§ **WRITTEN TASK**:
Write the data out again, character for character, with no images.

§ **INPUT FOR THIS TASK**:

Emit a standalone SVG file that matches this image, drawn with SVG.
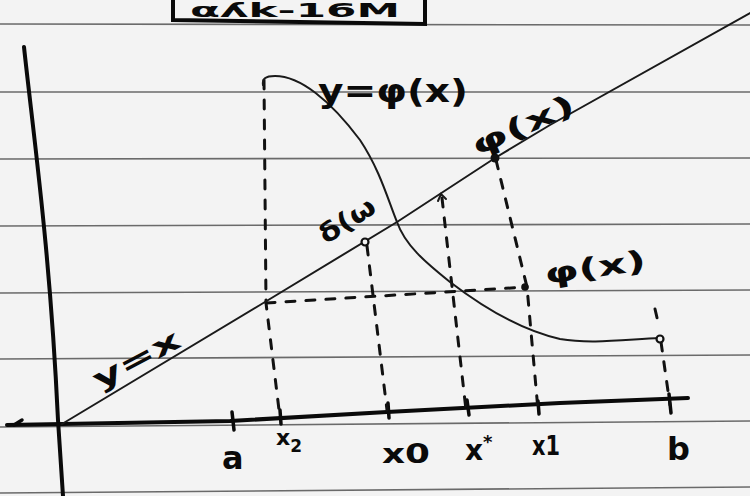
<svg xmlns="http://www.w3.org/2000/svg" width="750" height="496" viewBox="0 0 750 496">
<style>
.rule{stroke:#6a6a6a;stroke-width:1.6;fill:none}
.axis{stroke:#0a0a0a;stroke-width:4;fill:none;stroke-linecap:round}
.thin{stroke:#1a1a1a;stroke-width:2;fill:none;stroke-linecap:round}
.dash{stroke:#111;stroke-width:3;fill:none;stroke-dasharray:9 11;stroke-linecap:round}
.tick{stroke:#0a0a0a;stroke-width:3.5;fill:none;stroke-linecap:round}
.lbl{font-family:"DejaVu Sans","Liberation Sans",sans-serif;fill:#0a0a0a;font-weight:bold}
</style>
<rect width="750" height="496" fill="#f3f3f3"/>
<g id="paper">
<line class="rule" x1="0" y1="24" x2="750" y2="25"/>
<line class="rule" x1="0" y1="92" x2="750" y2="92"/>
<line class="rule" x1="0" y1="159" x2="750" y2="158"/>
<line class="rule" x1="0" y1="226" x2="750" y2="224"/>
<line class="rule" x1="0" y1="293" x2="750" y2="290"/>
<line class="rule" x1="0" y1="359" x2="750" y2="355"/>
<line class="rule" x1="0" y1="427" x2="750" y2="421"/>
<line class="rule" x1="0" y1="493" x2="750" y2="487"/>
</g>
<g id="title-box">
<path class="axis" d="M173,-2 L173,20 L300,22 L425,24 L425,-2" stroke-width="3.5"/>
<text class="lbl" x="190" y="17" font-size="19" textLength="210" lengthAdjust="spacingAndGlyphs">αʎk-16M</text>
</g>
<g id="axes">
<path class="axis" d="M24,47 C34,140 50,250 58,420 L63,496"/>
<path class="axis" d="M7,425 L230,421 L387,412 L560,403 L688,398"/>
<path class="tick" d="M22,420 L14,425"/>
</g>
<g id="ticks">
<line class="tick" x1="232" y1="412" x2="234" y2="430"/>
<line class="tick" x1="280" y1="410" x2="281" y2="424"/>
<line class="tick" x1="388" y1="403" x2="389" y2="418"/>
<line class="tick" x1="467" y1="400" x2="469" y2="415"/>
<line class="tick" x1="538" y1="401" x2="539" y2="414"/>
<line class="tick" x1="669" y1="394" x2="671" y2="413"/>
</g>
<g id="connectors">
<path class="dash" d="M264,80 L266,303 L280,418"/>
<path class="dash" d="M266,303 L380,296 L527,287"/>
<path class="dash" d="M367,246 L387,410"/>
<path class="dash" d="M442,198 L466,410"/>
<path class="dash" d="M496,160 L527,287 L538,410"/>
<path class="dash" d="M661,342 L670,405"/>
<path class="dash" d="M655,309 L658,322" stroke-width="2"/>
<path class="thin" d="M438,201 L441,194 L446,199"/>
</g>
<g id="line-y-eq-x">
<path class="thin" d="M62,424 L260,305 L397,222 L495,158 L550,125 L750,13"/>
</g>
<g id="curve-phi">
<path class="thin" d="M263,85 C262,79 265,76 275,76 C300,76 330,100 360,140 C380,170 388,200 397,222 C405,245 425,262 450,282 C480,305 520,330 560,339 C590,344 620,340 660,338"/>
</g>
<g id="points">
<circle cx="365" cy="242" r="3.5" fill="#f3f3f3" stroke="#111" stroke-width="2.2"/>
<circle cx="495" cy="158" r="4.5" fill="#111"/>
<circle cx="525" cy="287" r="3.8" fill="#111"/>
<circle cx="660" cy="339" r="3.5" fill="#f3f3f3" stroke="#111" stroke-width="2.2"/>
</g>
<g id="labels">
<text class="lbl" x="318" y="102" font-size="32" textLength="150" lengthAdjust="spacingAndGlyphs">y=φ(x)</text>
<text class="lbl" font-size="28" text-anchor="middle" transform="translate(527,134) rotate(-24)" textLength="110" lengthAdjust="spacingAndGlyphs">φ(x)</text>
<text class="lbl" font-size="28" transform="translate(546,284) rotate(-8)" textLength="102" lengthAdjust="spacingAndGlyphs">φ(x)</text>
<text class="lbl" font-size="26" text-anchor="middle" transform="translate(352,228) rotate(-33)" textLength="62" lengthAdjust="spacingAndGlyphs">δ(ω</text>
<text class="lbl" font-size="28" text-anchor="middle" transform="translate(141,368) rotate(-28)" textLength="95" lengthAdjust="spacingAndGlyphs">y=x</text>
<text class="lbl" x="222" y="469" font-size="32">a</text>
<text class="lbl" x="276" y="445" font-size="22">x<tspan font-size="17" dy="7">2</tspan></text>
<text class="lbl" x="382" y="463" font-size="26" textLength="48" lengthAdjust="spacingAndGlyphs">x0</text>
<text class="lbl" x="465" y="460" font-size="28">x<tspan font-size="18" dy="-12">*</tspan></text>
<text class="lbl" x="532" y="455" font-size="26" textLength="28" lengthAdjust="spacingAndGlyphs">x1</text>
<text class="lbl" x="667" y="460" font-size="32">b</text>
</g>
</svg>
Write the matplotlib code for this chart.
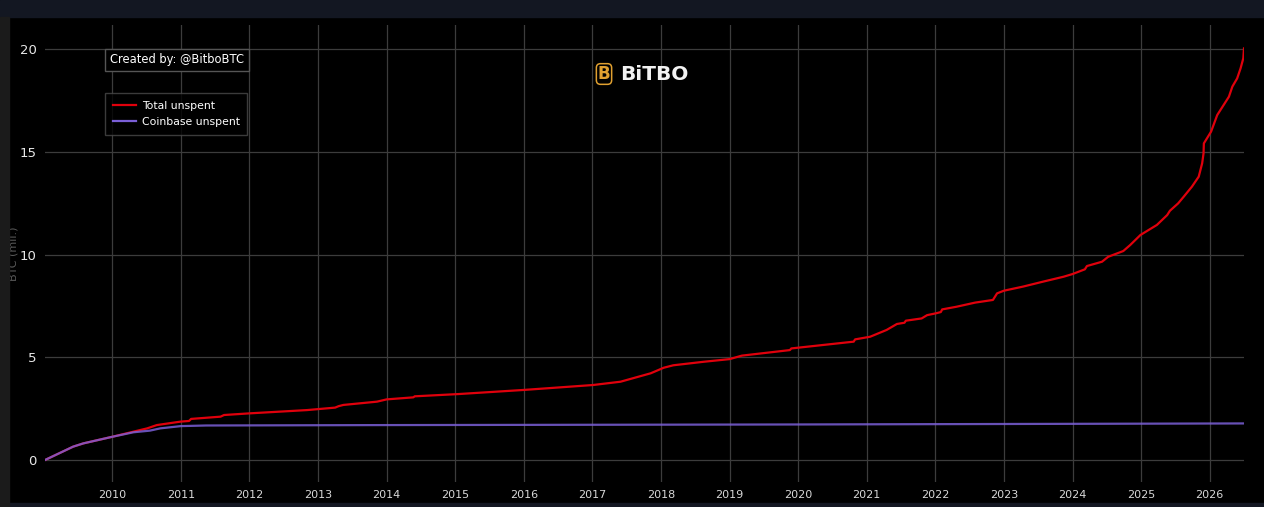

§ **THE REPLY**:
Emit a standalone SVG file that matches this image, drawn with SVG.
<svg xmlns="http://www.w3.org/2000/svg" width="750" height="496" viewBox="0 0 750 496">
<style>
.rule{stroke:#6a6a6a;stroke-width:1.6;fill:none}
.axis{stroke:#0a0a0a;stroke-width:4;fill:none;stroke-linecap:round}
.thin{stroke:#1a1a1a;stroke-width:2;fill:none;stroke-linecap:round}
.dash{stroke:#111;stroke-width:3;fill:none;stroke-dasharray:9 11;stroke-linecap:round}
.tick{stroke:#0a0a0a;stroke-width:3.5;fill:none;stroke-linecap:round}
.lbl{font-family:"DejaVu Sans","Liberation Sans",sans-serif;fill:#0a0a0a;font-weight:bold}
</style>
<rect width="750" height="496" fill="#f3f3f3"/>
<g id="paper">
<line class="rule" x1="0" y1="24" x2="750" y2="25"/>
<line class="rule" x1="0" y1="92" x2="750" y2="92"/>
<line class="rule" x1="0" y1="159" x2="750" y2="158"/>
<line class="rule" x1="0" y1="226" x2="750" y2="224"/>
<line class="rule" x1="0" y1="293" x2="750" y2="290"/>
<line class="rule" x1="0" y1="359" x2="750" y2="355"/>
<line class="rule" x1="0" y1="427" x2="750" y2="421"/>
<line class="rule" x1="0" y1="493" x2="750" y2="487"/>
</g>
<g id="title-box">
<path class="axis" d="M173,-2 L173,20 L300,22 L425,24 L425,-2" stroke-width="3.5"/>
<text class="lbl" x="190" y="17" font-size="19" textLength="210" lengthAdjust="spacingAndGlyphs">αʎk-16M</text>
</g>
<g id="axes">
<path class="axis" d="M24,47 C34,140 50,250 58,420 L63,496"/>
<path class="axis" d="M7,425 L230,421 L387,412 L560,403 L688,398"/>
<path class="tick" d="M22,420 L14,425"/>
</g>
<g id="ticks">
<line class="tick" x1="232" y1="412" x2="234" y2="430"/>
<line class="tick" x1="280" y1="410" x2="281" y2="424"/>
<line class="tick" x1="388" y1="403" x2="389" y2="418"/>
<line class="tick" x1="467" y1="400" x2="469" y2="415"/>
<line class="tick" x1="538" y1="401" x2="539" y2="414"/>
<line class="tick" x1="669" y1="394" x2="671" y2="413"/>
</g>
<g id="connectors">
<path class="dash" d="M264,80 L266,303 L280,418"/>
<path class="dash" d="M266,303 L380,296 L527,287"/>
<path class="dash" d="M367,246 L387,410"/>
<path class="dash" d="M442,198 L466,410"/>
<path class="dash" d="M496,160 L527,287 L538,410"/>
<path class="dash" d="M661,342 L670,405"/>
<path class="dash" d="M655,309 L658,322" stroke-width="2"/>
<path class="thin" d="M438,201 L441,194 L446,199"/>
</g>
<g id="line-y-eq-x">
<path class="thin" d="M62,424 L260,305 L397,222 L495,158 L550,125 L750,13"/>
</g>
<g id="curve-phi">
<path class="thin" d="M263,85 C262,79 265,76 275,76 C300,76 330,100 360,140 C380,170 388,200 397,222 C405,245 425,262 450,282 C480,305 520,330 560,339 C590,344 620,340 660,338"/>
</g>
<g id="points">
<circle cx="365" cy="242" r="3.5" fill="#f3f3f3" stroke="#111" stroke-width="2.2"/>
<circle cx="495" cy="158" r="4.5" fill="#111"/>
<circle cx="525" cy="287" r="3.8" fill="#111"/>
<circle cx="660" cy="339" r="3.5" fill="#f3f3f3" stroke="#111" stroke-width="2.2"/>
</g>
<g id="labels">
<text class="lbl" x="318" y="102" font-size="32" textLength="150" lengthAdjust="spacingAndGlyphs">y=φ(x)</text>
<text class="lbl" font-size="28" text-anchor="middle" transform="translate(527,134) rotate(-24)" textLength="110" lengthAdjust="spacingAndGlyphs">φ(x)</text>
<text class="lbl" font-size="28" transform="translate(546,284) rotate(-8)" textLength="102" lengthAdjust="spacingAndGlyphs">φ(x)</text>
<text class="lbl" font-size="26" text-anchor="middle" transform="translate(352,228) rotate(-33)" textLength="62" lengthAdjust="spacingAndGlyphs">δ(ω</text>
<text class="lbl" font-size="28" text-anchor="middle" transform="translate(141,368) rotate(-28)" textLength="95" lengthAdjust="spacingAndGlyphs">y=x</text>
<text class="lbl" x="222" y="469" font-size="32">a</text>
<text class="lbl" x="276" y="445" font-size="22">x<tspan font-size="17" dy="7">2</tspan></text>
<text class="lbl" x="382" y="463" font-size="26" textLength="48" lengthAdjust="spacingAndGlyphs">x0</text>
<text class="lbl" x="465" y="460" font-size="28">x<tspan font-size="18" dy="-12">*</tspan></text>
<text class="lbl" x="532" y="455" font-size="26" textLength="28" lengthAdjust="spacingAndGlyphs">x1</text>
<text class="lbl" x="667" y="460" font-size="32">b</text>
</g>
</svg>
Write the matplotlib code for this chart.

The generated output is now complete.